__The task__
Quote all lines below exactly. Images stay out.
++++ Provided material ++++
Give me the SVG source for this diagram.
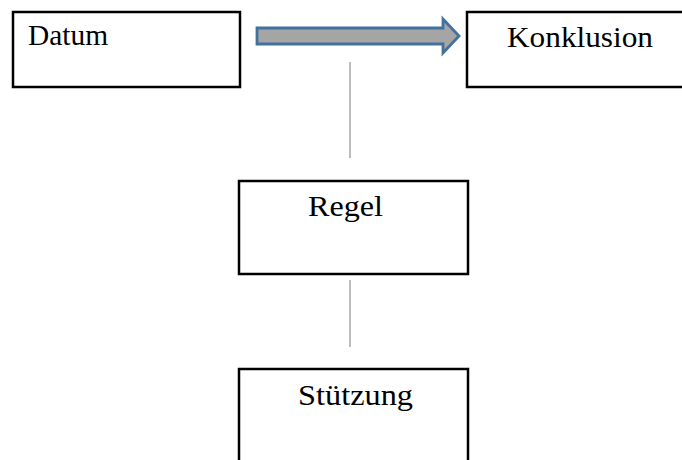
<svg xmlns="http://www.w3.org/2000/svg" width="682" height="460" viewBox="0 0 682 460">
<style>
.box{fill:#fff;stroke:#000;stroke-width:2.5}
.t{font-family:"Liberation Serif","Times New Roman",serif;font-size:29px;fill:#000}
.ln{stroke:#a6a6a6;stroke-width:1.5}
</style>
<rect width="682" height="460" fill="#fff"/>
<g id="datum"><rect class="box" x="13" y="12" width="227" height="75"/><text class="t" x="28" y="45" textLength="80" lengthAdjust="spacingAndGlyphs">Datum</text></g>
<g id="konklusion"><rect class="box" x="467" y="12" width="230" height="75"/><text class="t" x="507" y="47" textLength="146" lengthAdjust="spacingAndGlyphs">Konklusion</text></g>
<g id="regel"><rect class="box" x="239" y="181" width="229" height="93"/><text class="t" x="308" y="216" textLength="75" lengthAdjust="spacingAndGlyphs">Regel</text></g>
<g id="stuetzung"><rect class="box" x="239" y="369" width="229" height="110"/><text class="t" x="298" y="405" textLength="115" lengthAdjust="spacingAndGlyphs">Stützung</text></g>
<g id="connectors">
<path d="M257,28 H443 V19 L459,36 L443,53 V44 H257 Z" fill="#a5a5a5" stroke="#41719c" stroke-width="2.8"/>
<line class="ln" x1="350" y1="62" x2="350" y2="158"/>
<line class="ln" x1="350" y1="280" x2="350" y2="347"/>
</g>
</svg>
++++
__The solution__
Give me the SVG source for this diagram.
<svg xmlns="http://www.w3.org/2000/svg" width="682" height="460" viewBox="0 0 682 460">
<style>
.box{fill:#fff;stroke:#000;stroke-width:2.5}
.t{font-family:"Liberation Serif","Times New Roman",serif;font-size:29px;fill:#000}
.ln{stroke:#a6a6a6;stroke-width:1.5}
</style>
<rect width="682" height="460" fill="#fff"/>
<g id="datum"><rect class="box" x="13" y="12" width="227" height="75"/><text class="t" x="28" y="45" textLength="80" lengthAdjust="spacingAndGlyphs">Datum</text></g>
<g id="konklusion"><rect class="box" x="467" y="12" width="230" height="75"/><text class="t" x="507" y="47" textLength="146" lengthAdjust="spacingAndGlyphs">Konklusion</text></g>
<g id="regel"><rect class="box" x="239" y="181" width="229" height="93"/><text class="t" x="308" y="216" textLength="75" lengthAdjust="spacingAndGlyphs">Regel</text></g>
<g id="stuetzung"><rect class="box" x="239" y="369" width="229" height="110"/><text class="t" x="298" y="405" textLength="115" lengthAdjust="spacingAndGlyphs">Stützung</text></g>
<g id="connectors">
<path d="M257,28 H443 V19 L459,36 L443,53 V44 H257 Z" fill="#a5a5a5" stroke="#41719c" stroke-width="2.8"/>
<line class="ln" x1="350" y1="62" x2="350" y2="158"/>
<line class="ln" x1="350" y1="280" x2="350" y2="347"/>
</g>
</svg>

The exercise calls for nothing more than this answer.